You can boil chicken with herbs and spices in the water which will make it retain more moisture, I just cook a couple of days worth in the oven though and it's fine.


----------



## Bdub (Jan 7, 2012)

Roast the chicken.

25-35mins in oven. 160'c

Keeps moist

The Maggi Boil In The Bag's are good as well. Minimal preparation.


----------



## notdorianyates (Nov 12, 2014)

I tend to fry mine in water or stock. But then also the next morning add some more stock/ puree or whatever to it. All possible with very low fat, keeps the moisture and makes the repetition tolerable mate.


----------



## IGotTekkers (Jun 6, 2012)

J** said:


> I ave to prepare all my meals the night before work and am finding my chicken and rice is so dry!
> 
> Any tips to combat this?
> 
> I cook the chicken in the george forman with some form of herbs or spices and use the uncle bens 10 min boil in a bag rice


Boil your chicken,add water to your rice post cook


----------



## notdorianyates (Nov 12, 2014)

IGotTekkers said:


> Boil your chicken,add water to your rice post cook


Yup and this works particularly well if you're putting your food in a flask


----------



## bogbrush (Sep 19, 2013)

I eat cold chicken, with avocado on the side.

Natures butter!


----------



## Frandeman (Mar 24, 2014)

Poach the chicken...

Add olive oil to rice

Do no overcooke it

Simple


----------



## Frandeman (Mar 24, 2014)

I slow rost 150c whole 2kg chicken for 90 min

Only 5 £ and moist as a nuns c?nt lol


----------



## IGotTekkers (Jun 6, 2012)

However in an ideal world you wouldnt be responsible for that chickens demise.
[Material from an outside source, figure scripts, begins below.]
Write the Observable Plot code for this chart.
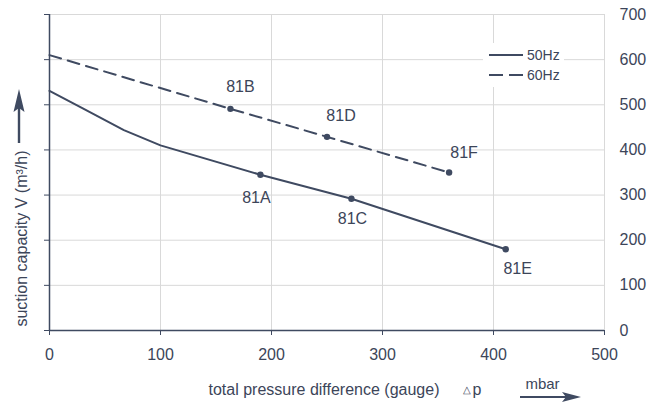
<!DOCTYPE html>
<html>
<head>
<meta charset="utf-8">
<script src="https://cdn.jsdelivr.net/npm/d3@7"></script>
<script src="https://cdn.jsdelivr.net/npm/@observablehq/plot@0.6"></script>
<style>
  html, body { margin: 0; padding: 0; background: #fff; }
</style>
</head>
<body>
<div id="chart"></div>
<script>
// ---- data ----
const pressure50 = [0, 30, 67, 100, 190, 272, 411];
const capacity50 = [531, 492, 444, 410, 345, 292, 180];
const pressure60 = [0, 163, 250, 360];
const capacity60 = [610, 491, 429, 350];

const pointNames    = ["81A", "81C", "81E", "81B", "81D", "81F"];
const pointSeries   = ["50Hz", "50Hz", "50Hz", "60Hz", "60Hz", "60Hz"];
const pointPressure = [190, 272, 411, 163, 250, 360];
const pointCapacity = [345, 292, 180, 491, 429, 350];

const seriesNames = ["50Hz", "60Hz"];
const xTicks = [0, 100, 200, 300, 400, 500];
const yTicks = [0, 100, 200, 300, 400, 500, 600, 700];

const xLabel = "total pressure difference (gauge)";
const yLabel = "suction capacity V (m³/h)";
const unitLabel = "mbar";

// ---- build tables ----
const line50 = pressure50.map((p, i) => ({p, v: capacity50[i]}));
const line60 = pressure60.map((p, i) => ({p, v: capacity60[i]}));
const points = pointNames.map((n, i) => ({name: n, series: pointSeries[i], p: pointPressure[i], v: pointCapacity[i]}));

// label offsets (style only)
const labelDx = {"81A": -4, "81C": 1, "81E": 12, "81B": 10, "81D": 14, "81F": 15};
const labelDy = {"81A": 23, "81C": 20, "81E": 20, "81B": -22, "81D": -21, "81F": -20};

const ink = "#3f4a61";
const textInk = "#3c4559";
const grid = "#d9d9d9";

const labelMarks = points.map(pt =>
  Plot.text([pt], {x: "p", y: "v", text: "name", fontSize: 16, fill: textInk, dx: labelDx[pt.name], dy: labelDy[pt.name]})
);

const svg = Plot.plot({
  width: 664,
  height: 403,
  marginLeft: 49,
  marginRight: 60,
  marginTop: 14,
  marginBottom: 73,
  style: {fontFamily: "'Liberation Sans', Arial, sans-serif", fontSize: "16px", color: textInk, background: "#fff"},
  x: {domain: [0, 500]},
  y: {domain: [0, 700]},
  marks: [
    Plot.gridY(yTicks.slice(1), {stroke: grid, strokeOpacity: 1}),
    Plot.gridX(xTicks.slice(1), {stroke: grid, strokeOpacity: 1}),
    Plot.axisY(yTicks, {anchor: "right", tickSize: 0, tickPadding: 15, fontSize: 16, label: null}),
    Plot.axisY(yTicks, {anchor: "left", tickSize: 5, tickFormat: () => "", label: null, stroke: ink}),
    Plot.axisX(xTicks, {anchor: "bottom", tickSize: 5, tickPadding: 13, fontSize: 16, label: null, stroke: ink}),
    Plot.ruleX([0], {stroke: ink, strokeWidth: 1.5}),
    Plot.ruleY([0], {stroke: ink, strokeWidth: 1.5}),
    Plot.line(line50, {x: "p", y: "v", stroke: ink, strokeWidth: 2}),
    Plot.line(line60, {x: "p", y: "v", stroke: ink, strokeWidth: 2, strokeDasharray: "12,7"}),
    Plot.dot(points, {x: "p", y: "v", r: 3.2, fill: ink, stroke: "none"}),
    ...labelMarks,
    // axis titles
    Plot.text([xLabel], {frameAnchor: "bottom-left", text: d => d, textAnchor: "start", dx: 159, dy: 64, fontSize: 16, fill: textInk}),
    Plot.text(["△"], {frameAnchor: "bottom-left", text: d => d, textAnchor: "start", dx: 413, dy: 62, fontSize: 10, fill: textInk}),
    Plot.text(["p"], {frameAnchor: "bottom-left", text: d => d, textAnchor: "start", dx: 423, dy: 64, fontSize: 16, fill: textInk}),
    Plot.text([unitLabel], {frameAnchor: "bottom-right", text: d => d, textAnchor: "middle", dx: -62, dy: 58, fontSize: 15, fill: textInk}),
    Plot.text([yLabel], {frameAnchor: "left", text: d => d, rotate: -90, textAnchor: "middle", dx: -28, dy: 66, fontSize: 16, fill: textInk})
  ]
});

// decorations: arrows and legend
const s = d3.select(svg);
// y arrow
s.append("line").attr("x1", 19).attr("x2", 19).attr("y1", 143).attr("y2", 105).attr("stroke", ink).attr("stroke-width", 2.4);
s.append("path").attr("d", "M19,89 L13.5,112 L19,108 L24.5,112 Z").attr("fill", ink);
// x arrow
s.append("line").attr("x1", 520).attr("x2", 568).attr("y1", 397).attr("y2", 397).attr("stroke", ink).attr("stroke-width", 2.2);
s.append("path").attr("d", "M581,397 L562,392 L566,397 L562,402 Z").attr("fill", ink);

// legend
const lg = s.append("g");
lg.append("rect").attr("x", 483).attr("y", 43).attr("width", 81).attr("height", 44).attr("fill", "#fff");
seriesNames.forEach((name, i) => {
  const y = 55 + i * 20;
  lg.append("line").attr("x1", 489).attr("x2", 523).attr("y1", y).attr("y2", y)
    .attr("stroke", ink).attr("stroke-width", 2)
    .attr("stroke-dasharray", i === 1 ? "14,6" : null);
  lg.append("text").attr("x", 527).attr("y", y).attr("dy", "0.35em")
    .attr("text-anchor", "start")
    .attr("font-size", 14).attr("fill", textInk).text(name);
});

document.getElementById("chart").appendChild(svg);
</script>
</body>
</html>
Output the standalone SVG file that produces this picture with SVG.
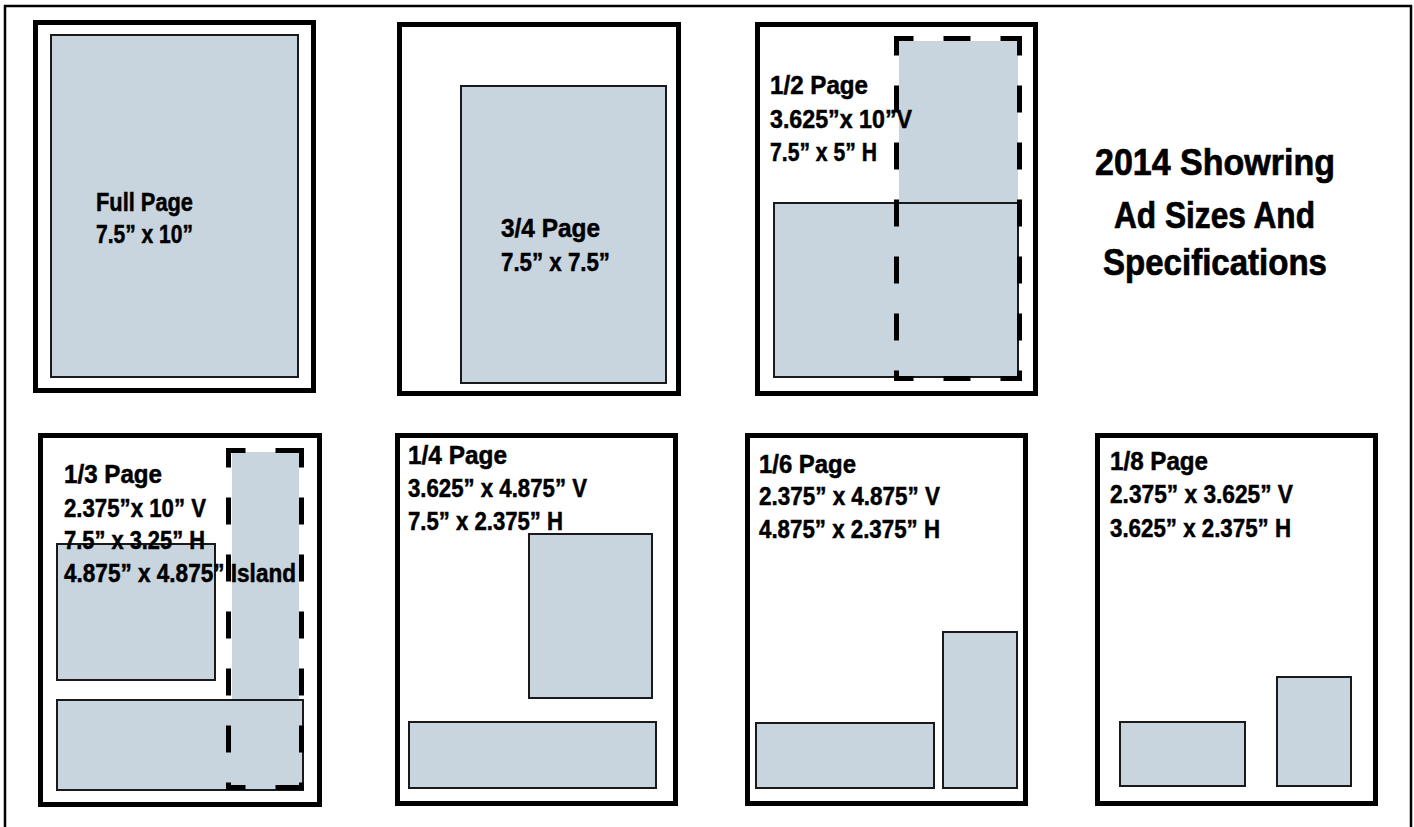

Meat free buddy :thumbup1:


----------



## CodyMac (Jan 13, 2014)

J** said:


> I ave to prepare all my meals the night before work and am finding my chicken and rice is so dry!
> 
> Any tips to combat this?
> 
> I cook the chicken in the george forman with some form of herbs or spices and use the uncle bens 10 min boil in a bag rice


Wrap the chicken in foil and then cook on the George Foreman.

Add your herbs and spices as usual, works very well for holding moisture and flavour within the chicken.


----------



## rfclee (May 12, 2013)

nandos sauce


----------



## Fraser991 (Sep 2, 2014)

Bdub said:


> Roast the chicken.
> 
> 25-35mins in oven. 160'c
> 
> ...


+1 for the maggi's bags


----------



## 31205 (Jan 16, 2013)

I fry my chicken. Slice it so it's half as thick, season with nandos rub, fry. Microwave for min and half to heat up. any longer you'll struggle to swallow it. George foreman grill is definitely up there with my worst purchases. ****e.


----------



## 31205 (Jan 16, 2013)

I also cut mine in to bits after I've cooked it. That seems to help when reheating so it doesn't go dry.


----------